– В подобных делах никогда нет полной уверенности, – сказал доктор. – Мне крайне жаль, но, боюсь, мы его теряем. – Он помолчал, хотя в глазах все же читалось некоторое недоумение. – Такая большая потеря крови, – пробормотал он, словно пытаясь объяснить случившееся самому себе. – Шок, сердечные спазмы, перевозбуждение, – а затем добавил уже иным, более озабоченным тоном: – И он почти сразу начал жаловаться на боли в спине. Всегда остается место случайности, понимаете, когда операция проводится с таким запозданием, иногда возникает своего рода специфическая идиосинкразия. Мне следовало все же провести прямой сравнительный тест, но кому нужны дополнительные проверки, если пациент уже при смерти?
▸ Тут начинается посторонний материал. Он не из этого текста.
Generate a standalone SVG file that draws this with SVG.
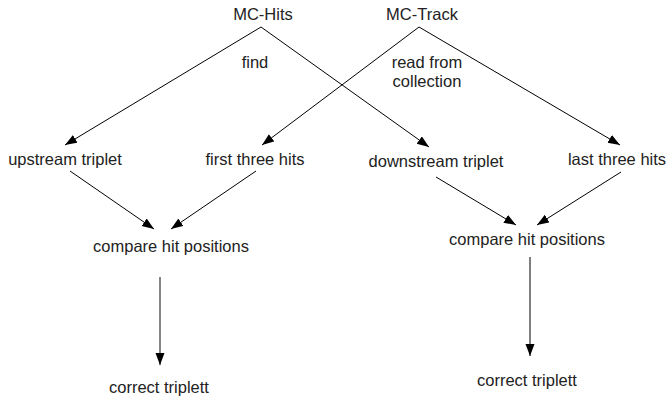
<svg xmlns="http://www.w3.org/2000/svg" width="670" height="400" viewBox="0 0 670 400">
<style>
text{font-family:"Liberation Sans",Arial,sans-serif;font-size:16.5px;fill:#222;text-anchor:middle}
.e{stroke:#000;stroke-width:1;fill:none;marker-end:url(#ah)}
.g{stroke:#666;stroke-width:1.6;fill:none;marker-end:url(#ah)}
</style>
<defs>
<marker id="ah" markerUnits="userSpaceOnUse" markerWidth="13" markerHeight="10" refX="12" refY="4.5" orient="auto">
<path d="M0,0 L12,4.5 L0,9 z" fill="#000"/>
</marker>
</defs>
<rect width="670" height="400" fill="#fff"/>
<g id="connectors">
<line class="e" x1="261" y1="27" x2="65" y2="145"/>
<line class="e" x1="261" y1="27" x2="429" y2="147"/>
<line class="e" x1="419" y1="27" x2="262" y2="145"/>
<line class="e" x1="419" y1="27" x2="620" y2="145"/>
<line class="e" x1="70" y1="171" x2="154" y2="229"/>
<line class="e" x1="256" y1="171" x2="171" y2="229"/>
<line class="e" x1="436" y1="177" x2="516" y2="225"/>
<line class="e" x1="621" y1="172" x2="537" y2="225"/>
<line class="g" x1="160" y1="277" x2="160" y2="365"/>
<line class="e" x1="530" y1="257" x2="530" y2="356"/>
</g>
<g id="mc-hits"><text x="263" y="20">MC-Hits</text></g>
<g id="mc-track"><text x="422" y="20">MC-Track</text></g>
<g id="label-find"><text x="255" y="68">find</text></g>
<g id="label-read"><text x="427" y="68">read from</text><text x="427" y="87">collection</text></g>
<g id="upstream"><text x="65" y="165">upstream triplet</text></g>
<g id="first-three"><text x="255" y="165">first three hits</text></g>
<g id="downstream"><text x="436" y="167">downstream triplet</text></g>
<g id="last-three"><text x="617" y="165">last three hits</text></g>
<g id="compare-left"><text x="171" y="252">compare hit positions</text></g>
<g id="compare-right"><text x="527" y="245">compare hit positions</text></g>
<g id="correct-left"><text x="159" y="393">correct triplett</text></g>
<g id="correct-right"><text x="527" y="386">correct triplett</text></g>
</svg>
С кривой усмешкой он вернулся к дивану, и Скейлз последовал за ним. Ах, если бы Друри мог так же сыграть смерть на сцене, как играл он ее сейчас! А Скейлзу трудно было избавиться от ощущения, что актер все еще играет роль: бледность и блеск от пота на лице – это работа хорошего гримера, а тяжелое, прерывистое дыхание – типичный театральный штамп, актерское клише. Если реальность выглядела настолько театральной, то, быть может, театр действительно отражал реальную жизнь?
Раздалось рыдание. Уолтер незаметно проник в комнату, и на этот раз доктор не стал прогонять его.
– О, мистер Друри! – воскликнул Уолтер.
Посиневшие губы Друри начали шевелиться. Он открыл глаза: расширившиеся зрачки делали их совершенно черными и поистине огромными.
– Где Брэнд?
Доктор вопросительно посмотрел на двух других мужчин.
– Он спрашивает о своем сыне?
– Нет, всего лишь о сценическом дублере, – шепотом ответил Скейлз.
– Он будет здесь через минуту, мистер Друри, – сказал Уолтер.
– Публика ждет, – хрипло произнес Друри, а потом, с трудом втянув в себя воздух, заговорил своим привычным голосом: – Брэнд! Немедленно вызовите Брэнда! Занавес должен открыться вовремя!
Смерть Гаррика Друри стала бы превосходным спектаклем.
Никто и никогда ни о чем не узнает, даже он сам, подумал Скейлз. Друри мог умереть от обычного болевого шока. Даже если бы группа крови подошла, ему все равно грозила смерть. А эта смазанная розочка. Не стала ли она игрой воображения? Хотя в глубине души Скейлз понимал, что его наблюдение, скорее всего, оказалось верным. Только никто не способен был доказать это. Или доктор все же мог? Ведь будет проведено расследование, что вполне естественно. Прибегнут ли они к вскрытию? Смогут ли распознать, что при переливании использовали не ту кровь? Но даже если смогут, доктор уже заготовил объяснение – «специфическая идиосинкразия», нехватка времени для прямого теста. Ему придется оправдаться подобным образом, чтобы не навлечь на себя обвинений в преступной халатности.
Никто не сможет доказать, что поднос развернули. Уолтер и врач этого не заметили. А если и увидели, то теперь вынуждены будут помалкивать. Впрочем, они уже затронули бы тему, если что-то им бросилось в глаза. Как не существует доказательств, что это будто бы заметил он – Скейлз. Художник слова спрятал свой секрет глубоко в тайниках души. А он столько терял со смертью Друри, что даже предположение о намеренности его действий прозвучало бы немыслимым. Есть все-таки вещи, которые вне власти самого опытного судебного медика, вне пределов даже наиболее смелых фантазий присяжных.
Отставной старший инспектор Скотленд-Ярда Корниш расследует преступление, описанное Дороти Л. Сэйерс
Они ему не поверили бы!
Могу себе представить, как много читателей закончат чтение рассказа «Кровавая жертва» с восклицанием: «Наконец-то идеальное убийство!»
И вынужден признать, что на основе фактов, изложенных для нас мисс Дороти Сэйерс, я не смог бы доказать присяжным или хотя бы самому себе, что Джон Скейлз виновен в преднамеренном убийстве. Это не удалось бы сделать ни одному другому сыщику и даже нашему выдающемуся детективу-любителю лорду Питеру Уимзи. Никто не посмеет утверждать, что убийство было совершено.
На первый взгляд может показаться, что все условия, необходимые для описания идеального убийства, были соблюдены автором рассказа. Однако перед лицом присяжных из многочисленных читателей детективных произведений мисс Сэйерс, обладающих мощным совместным интеллектом, берусь заявить, что произошедшее событие, в котором не разобрался бы сам лорд Питер, не может по сути своей являться преступлением.